Our power originally was restored to us on the 29th of November and as I understood it, it was being supplied from Cebu. NGCP spokesperson Cynthia Perez-Alabanza stated that 700 contractors with the NGCP have mobilized 1,381 equipment experts and linemen from all over the country to help in the repair effort. Although my first thought that power would get restored in short order was a ludicrous idea, the fact that so much focus and effort into repairing the electrical infrastructure soon could actually be accomplished. As all of us here in Samar are happy to report, we feel so lucky and relieved that as of the 15th of December (two days ago), our permanent power supply has been repaired and service restored.
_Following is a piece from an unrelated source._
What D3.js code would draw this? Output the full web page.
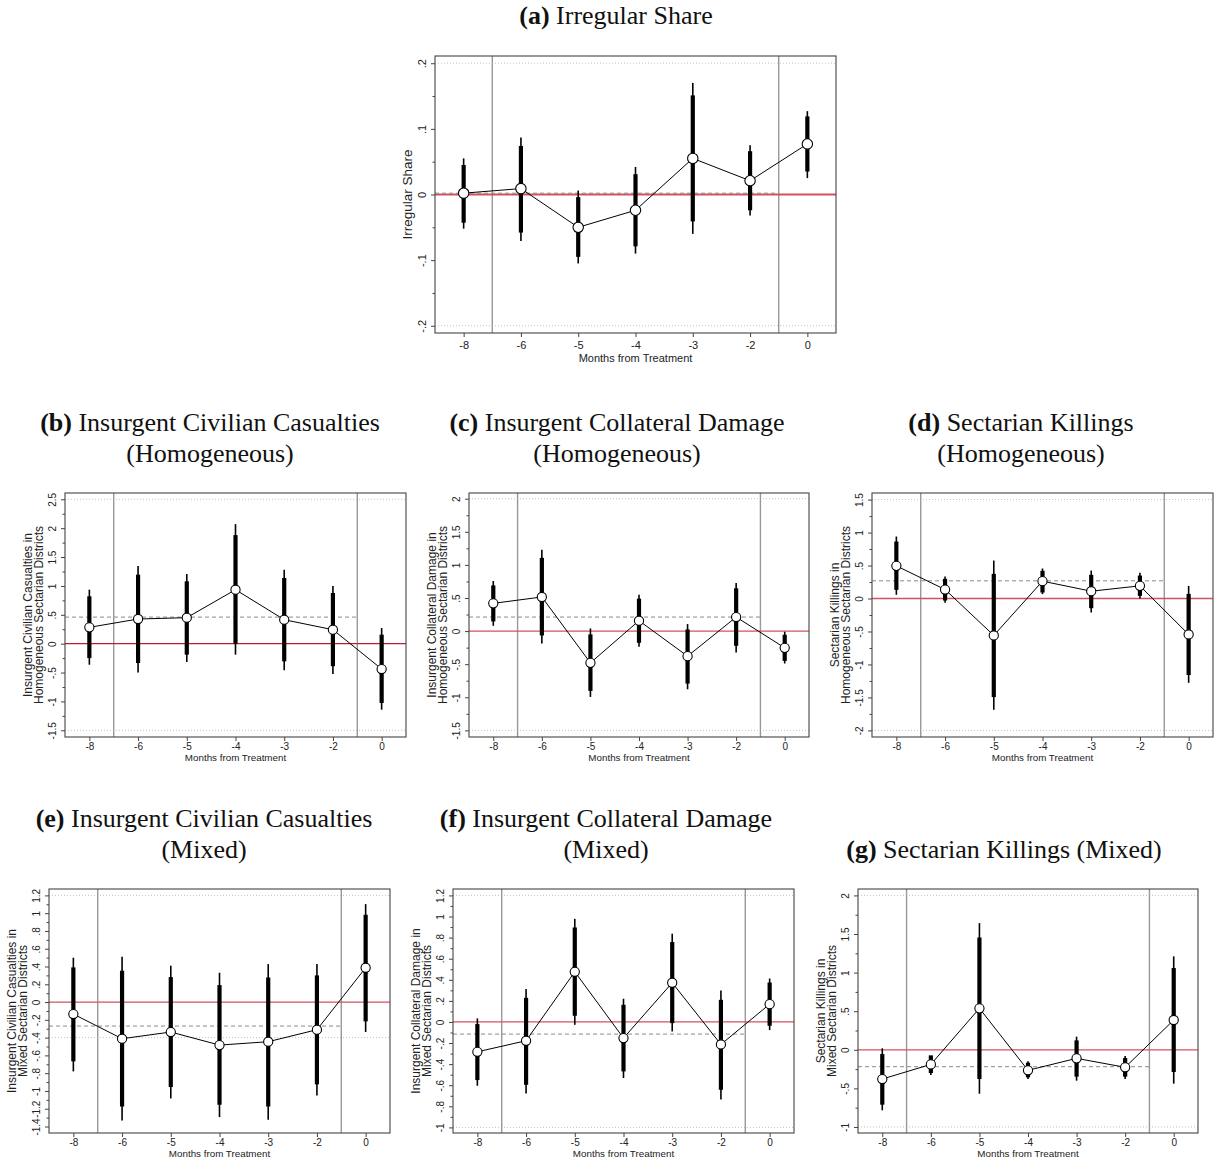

Thank you to all the hard-working men and women that made this happen so soon.
Today, we are still feeling the effects of Typhoon Haiyan. Store shelves are becoming half-empty, and local area restaurants are offering limited menus. Pepsi has just now returned and is being supplied from Bicol and not Tacloban. Suppliers of the chain restaurants like Jollibee’s have had to resupply from the north or from Cebu and is inconsistent. There are days when many items on the menu are simply “out of stock”. Many places offer only iced tea or pineapple juice to drink. While we can still see and feel the negative impact this storm has had on Calbayog City, my wife and I are fortunate.
Fortunate that we live in a fishing village and that many Filipinos are good farmers. Fortunate that there is no shortage of fresh fish and vegetables or fruits, like mangoes. We are fortunate that the people who live around us here are tough and resilient. We would be hard-pressed to starve in a disaster here, should one ever happen. Where there is such an inherent will to survive, life surely continues. We are fortunate.